Sun Apr 6 19:12:10 UTC 2008

Vladimir Pogorelenko wrote:
> FIRST FORMAT: comes from Keyboard Input, Seaside with WAKomEncoded
> WideString
> 1: 1087.
> 2: 1088.
> ...
> What is the format of that String, I guess it's exactly UTF-8.

It's UTF-32/UCS-4.

> SECOND FORMAT: comes from FileStream, FileIn, etc.
> WideString
> 1: 1069548607.
> 2: 1069548608.
> ...
> The same question what is it? Is it UTF-32 or UCS2?

It's UTF-32/UCS-4, too.

*Except* that it has a particular Squeak-idiosynchratic bit in in, the 
"leading char". If you look at the hex values, you can see that:

1069548607 hex '16r3FC0043F'
       1087 hex      '16r43F'

So the base values are the same, only some high bits are different. Now 
let's check this out:

(Character value: 1069548607) asUnicode
=> 1087
(Character value: 1087) asUnicode
=> 1087

(Character value: 1069548607) leadingChar
=> 255
(Character value: 1087) leadingChar
=> 0

So the difference is that one character is created with a different 
"leadingChar" than the other one.

And therein lies the problem. Which is that the "leadingChar" is not a 
part of the Unicode standard (and not exactly well-defined inside Squeak 
either). So all conversions must be aware that they either have to strip 
off the leadingChar or substitute it properly.

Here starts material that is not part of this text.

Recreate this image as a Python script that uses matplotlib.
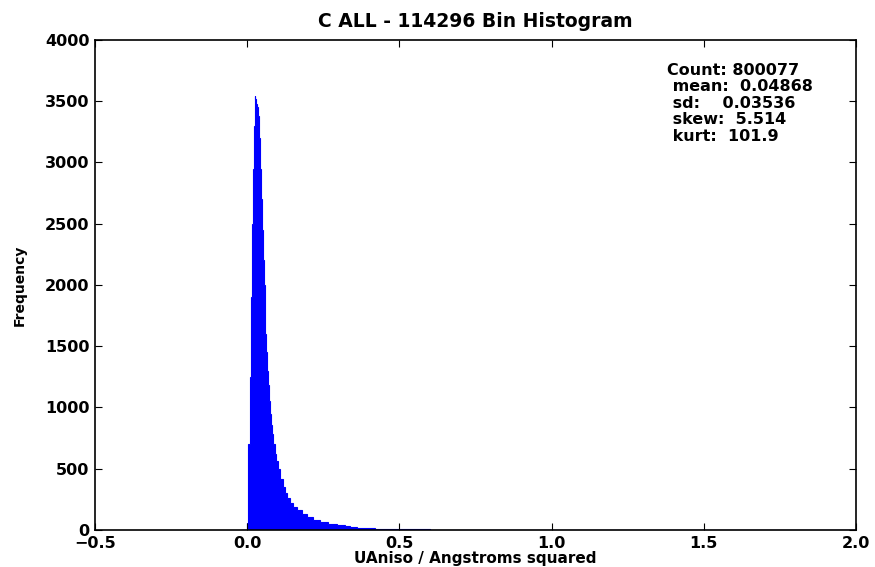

> 1. How to load data from files (e.g. FileStream) in first format 
> (UTF-8?). I also need to do that for loading source code which contains 
> unicode String's. May be I need to subclass UTF8TextConverter and call 
> it UTF8ToUTF8TextConverter.

First of all, get your terminology straight. If you think that the first 
example was in UTF-8 you're missing something big-time. Your first 
example cannot possibly be UTF-8 because it uses characters out of the 
byte range. In fact, if we compare your examples:

(Character value: 1069548607) asString squeakToUtf8 asByteArray
=> a ByteArray(208 191)
(Character value: 1087) asString squeakToUtf8 asByteArray
=> a ByteArray(208 191)

You will find that both will end up with the identical encoding (not 
surprisingly since there is simply no room to stick the leadingChar 
anywhere into UTF-8).

> I'm using squeak-dev 3.9 image with installed UnicodeSupport 
> (http://www.nabble.com/Re%3A--squeak-dev---ANN--3.10-final-is-out-p16182045.html) 
> to input unicode chars from keyboard. I'm on Mac. Don't even know what 
> would be when I try to run in under Windows.

You would need a 3.10.x VM for that and also a few fixes so 3.9 is 
probably a no-go.

Cheers,
   - Andreas